» Problem to work on
Would you write out the listing verbatim and skip every picture in it?

» Data segment
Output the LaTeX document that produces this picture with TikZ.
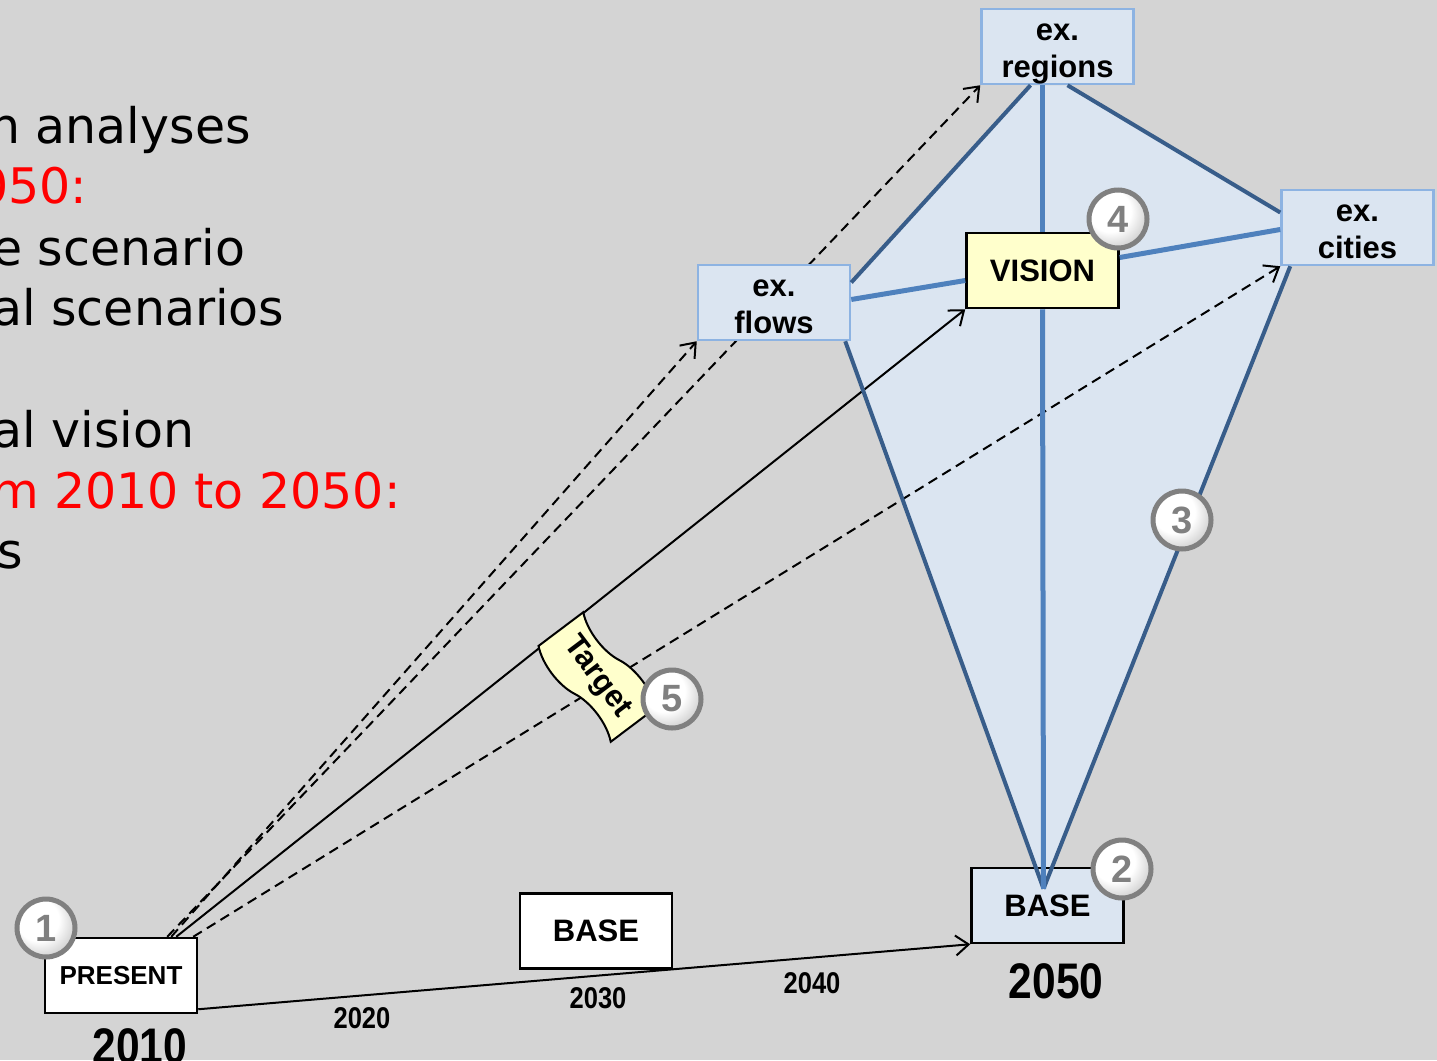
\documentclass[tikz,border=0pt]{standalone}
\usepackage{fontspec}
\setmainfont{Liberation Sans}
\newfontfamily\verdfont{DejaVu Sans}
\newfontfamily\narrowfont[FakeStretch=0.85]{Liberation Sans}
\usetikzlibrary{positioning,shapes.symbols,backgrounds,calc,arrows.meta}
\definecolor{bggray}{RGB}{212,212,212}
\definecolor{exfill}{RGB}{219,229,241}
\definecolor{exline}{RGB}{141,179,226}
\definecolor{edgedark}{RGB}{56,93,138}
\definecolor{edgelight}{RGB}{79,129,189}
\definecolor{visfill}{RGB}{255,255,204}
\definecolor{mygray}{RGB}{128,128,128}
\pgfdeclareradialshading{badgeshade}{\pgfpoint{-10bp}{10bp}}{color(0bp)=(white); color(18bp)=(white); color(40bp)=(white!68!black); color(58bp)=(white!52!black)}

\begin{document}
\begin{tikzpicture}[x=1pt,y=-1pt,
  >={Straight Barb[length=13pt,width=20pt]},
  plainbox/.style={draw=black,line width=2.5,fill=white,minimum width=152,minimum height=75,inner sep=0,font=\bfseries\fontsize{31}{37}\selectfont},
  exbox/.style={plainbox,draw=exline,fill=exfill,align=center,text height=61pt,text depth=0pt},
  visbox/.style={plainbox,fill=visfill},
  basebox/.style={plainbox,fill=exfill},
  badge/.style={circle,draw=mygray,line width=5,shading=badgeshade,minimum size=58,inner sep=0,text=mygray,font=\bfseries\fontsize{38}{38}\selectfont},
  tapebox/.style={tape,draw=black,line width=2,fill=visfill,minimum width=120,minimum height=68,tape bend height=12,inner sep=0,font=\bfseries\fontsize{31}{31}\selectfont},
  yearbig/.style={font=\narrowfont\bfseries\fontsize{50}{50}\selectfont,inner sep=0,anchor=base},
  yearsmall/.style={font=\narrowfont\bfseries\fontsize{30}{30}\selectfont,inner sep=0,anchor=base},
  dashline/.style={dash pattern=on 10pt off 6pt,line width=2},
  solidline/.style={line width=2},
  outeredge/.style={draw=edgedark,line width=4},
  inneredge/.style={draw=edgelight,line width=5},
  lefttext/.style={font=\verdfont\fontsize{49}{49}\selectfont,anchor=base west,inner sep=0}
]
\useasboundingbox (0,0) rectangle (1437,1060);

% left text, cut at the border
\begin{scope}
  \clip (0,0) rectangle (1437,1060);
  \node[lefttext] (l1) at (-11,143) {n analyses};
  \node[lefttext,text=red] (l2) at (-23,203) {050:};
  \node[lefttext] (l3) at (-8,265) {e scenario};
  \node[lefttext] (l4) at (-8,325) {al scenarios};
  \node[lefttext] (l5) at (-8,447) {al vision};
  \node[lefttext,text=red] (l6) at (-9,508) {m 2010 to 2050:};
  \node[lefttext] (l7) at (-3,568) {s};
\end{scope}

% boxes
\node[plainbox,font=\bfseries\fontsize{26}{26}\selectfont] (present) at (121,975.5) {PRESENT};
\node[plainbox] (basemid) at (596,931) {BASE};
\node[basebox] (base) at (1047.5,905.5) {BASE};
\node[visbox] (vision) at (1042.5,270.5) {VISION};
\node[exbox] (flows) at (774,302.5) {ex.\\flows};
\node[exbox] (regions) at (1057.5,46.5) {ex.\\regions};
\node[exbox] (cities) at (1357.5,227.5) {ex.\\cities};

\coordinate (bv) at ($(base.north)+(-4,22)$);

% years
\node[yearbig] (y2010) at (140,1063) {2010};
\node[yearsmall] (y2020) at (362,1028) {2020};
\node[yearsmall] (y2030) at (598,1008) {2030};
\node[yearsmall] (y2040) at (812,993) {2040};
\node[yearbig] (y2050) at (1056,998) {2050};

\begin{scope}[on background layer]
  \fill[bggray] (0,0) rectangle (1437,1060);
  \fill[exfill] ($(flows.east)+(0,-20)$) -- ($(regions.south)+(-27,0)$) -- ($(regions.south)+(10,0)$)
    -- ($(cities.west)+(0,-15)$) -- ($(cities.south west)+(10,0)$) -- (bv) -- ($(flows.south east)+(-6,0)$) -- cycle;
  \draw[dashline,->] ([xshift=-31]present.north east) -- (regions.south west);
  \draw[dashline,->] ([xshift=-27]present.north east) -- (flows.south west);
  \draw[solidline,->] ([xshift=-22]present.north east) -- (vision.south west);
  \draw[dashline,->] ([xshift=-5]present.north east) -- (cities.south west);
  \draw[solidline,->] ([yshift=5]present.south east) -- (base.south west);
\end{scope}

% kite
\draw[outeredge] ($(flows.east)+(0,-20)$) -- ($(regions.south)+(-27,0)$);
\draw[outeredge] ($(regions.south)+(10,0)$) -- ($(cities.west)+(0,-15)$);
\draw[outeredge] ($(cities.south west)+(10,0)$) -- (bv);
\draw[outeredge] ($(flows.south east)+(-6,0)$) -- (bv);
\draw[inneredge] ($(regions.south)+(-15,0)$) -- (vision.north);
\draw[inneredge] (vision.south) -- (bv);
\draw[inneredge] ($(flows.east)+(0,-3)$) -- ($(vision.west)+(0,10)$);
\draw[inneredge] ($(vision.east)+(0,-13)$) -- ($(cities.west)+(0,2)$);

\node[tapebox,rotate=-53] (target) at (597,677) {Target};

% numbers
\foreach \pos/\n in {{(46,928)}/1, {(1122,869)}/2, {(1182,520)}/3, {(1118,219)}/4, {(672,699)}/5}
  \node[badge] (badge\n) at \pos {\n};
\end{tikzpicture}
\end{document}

» Correct answer
Output the LaTeX document that produces this picture with TikZ.
\documentclass[tikz,border=0pt]{standalone}
\usepackage{fontspec}
\setmainfont{Liberation Sans}
\newfontfamily\verdfont{DejaVu Sans}
\newfontfamily\narrowfont[FakeStretch=0.85]{Liberation Sans}
\usetikzlibrary{positioning,shapes.symbols,backgrounds,calc,arrows.meta}
\definecolor{bggray}{RGB}{212,212,212}
\definecolor{exfill}{RGB}{219,229,241}
\definecolor{exline}{RGB}{141,179,226}
\definecolor{edgedark}{RGB}{56,93,138}
\definecolor{edgelight}{RGB}{79,129,189}
\definecolor{visfill}{RGB}{255,255,204}
\definecolor{mygray}{RGB}{128,128,128}
\pgfdeclareradialshading{badgeshade}{\pgfpoint{-10bp}{10bp}}{color(0bp)=(white); color(18bp)=(white); color(40bp)=(white!68!black); color(58bp)=(white!52!black)}

\begin{document}
\begin{tikzpicture}[x=1pt,y=-1pt,
  >={Straight Barb[length=13pt,width=20pt]},
  plainbox/.style={draw=black,line width=2.5,fill=white,minimum width=152,minimum height=75,inner sep=0,font=\bfseries\fontsize{31}{37}\selectfont},
  exbox/.style={plainbox,draw=exline,fill=exfill,align=center,text height=61pt,text depth=0pt},
  visbox/.style={plainbox,fill=visfill},
  basebox/.style={plainbox,fill=exfill},
  badge/.style={circle,draw=mygray,line width=5,shading=badgeshade,minimum size=58,inner sep=0,text=mygray,font=\bfseries\fontsize{38}{38}\selectfont},
  tapebox/.style={tape,draw=black,line width=2,fill=visfill,minimum width=120,minimum height=68,tape bend height=12,inner sep=0,font=\bfseries\fontsize{31}{31}\selectfont},
  yearbig/.style={font=\narrowfont\bfseries\fontsize{50}{50}\selectfont,inner sep=0,anchor=base},
  yearsmall/.style={font=\narrowfont\bfseries\fontsize{30}{30}\selectfont,inner sep=0,anchor=base},
  dashline/.style={dash pattern=on 10pt off 6pt,line width=2},
  solidline/.style={line width=2},
  outeredge/.style={draw=edgedark,line width=4},
  inneredge/.style={draw=edgelight,line width=5},
  lefttext/.style={font=\verdfont\fontsize{49}{49}\selectfont,anchor=base west,inner sep=0}
]
\useasboundingbox (0,0) rectangle (1437,1060);

% left text, cut at the border
\begin{scope}
  \clip (0,0) rectangle (1437,1060);
  \node[lefttext] (l1) at (-11,143) {n analyses};
  \node[lefttext,text=red] (l2) at (-23,203) {050:};
  \node[lefttext] (l3) at (-8,265) {e scenario};
  \node[lefttext] (l4) at (-8,325) {al scenarios};
  \node[lefttext] (l5) at (-8,447) {al vision};
  \node[lefttext,text=red] (l6) at (-9,508) {m 2010 to 2050:};
  \node[lefttext] (l7) at (-3,568) {s};
\end{scope}

% boxes
\node[plainbox,font=\bfseries\fontsize{26}{26}\selectfont] (present) at (121,975.5) {PRESENT};
\node[plainbox] (basemid) at (596,931) {BASE};
\node[basebox] (base) at (1047.5,905.5) {BASE};
\node[visbox] (vision) at (1042.5,270.5) {VISION};
\node[exbox] (flows) at (774,302.5) {ex.\\flows};
\node[exbox] (regions) at (1057.5,46.5) {ex.\\regions};
\node[exbox] (cities) at (1357.5,227.5) {ex.\\cities};

\coordinate (bv) at ($(base.north)+(-4,22)$);

% years
\node[yearbig] (y2010) at (140,1063) {2010};
\node[yearsmall] (y2020) at (362,1028) {2020};
\node[yearsmall] (y2030) at (598,1008) {2030};
\node[yearsmall] (y2040) at (812,993) {2040};
\node[yearbig] (y2050) at (1056,998) {2050};

\begin{scope}[on background layer]
  \fill[bggray] (0,0) rectangle (1437,1060);
  \fill[exfill] ($(flows.east)+(0,-20)$) -- ($(regions.south)+(-27,0)$) -- ($(regions.south)+(10,0)$)
    -- ($(cities.west)+(0,-15)$) -- ($(cities.south west)+(10,0)$) -- (bv) -- ($(flows.south east)+(-6,0)$) -- cycle;
  \draw[dashline,->] ([xshift=-31]present.north east) -- (regions.south west);
  \draw[dashline,->] ([xshift=-27]present.north east) -- (flows.south west);
  \draw[solidline,->] ([xshift=-22]present.north east) -- (vision.south west);
  \draw[dashline,->] ([xshift=-5]present.north east) -- (cities.south west);
  \draw[solidline,->] ([yshift=5]present.south east) -- (base.south west);
\end{scope}

% kite
\draw[outeredge] ($(flows.east)+(0,-20)$) -- ($(regions.south)+(-27,0)$);
\draw[outeredge] ($(regions.south)+(10,0)$) -- ($(cities.west)+(0,-15)$);
\draw[outeredge] ($(cities.south west)+(10,0)$) -- (bv);
\draw[outeredge] ($(flows.south east)+(-6,0)$) -- (bv);
\draw[inneredge] ($(regions.south)+(-15,0)$) -- (vision.north);
\draw[inneredge] (vision.south) -- (bv);
\draw[inneredge] ($(flows.east)+(0,-3)$) -- ($(vision.west)+(0,10)$);
\draw[inneredge] ($(vision.east)+(0,-13)$) -- ($(cities.west)+(0,2)$);

\node[tapebox,rotate=-53] (target) at (597,677) {Target};

% numbers
\foreach \pos/\n in {{(46,928)}/1, {(1122,869)}/2, {(1182,520)}/3, {(1118,219)}/4, {(672,699)}/5}
  \node[badge] (badge\n) at \pos {\n};
\end{tikzpicture}
\end{document}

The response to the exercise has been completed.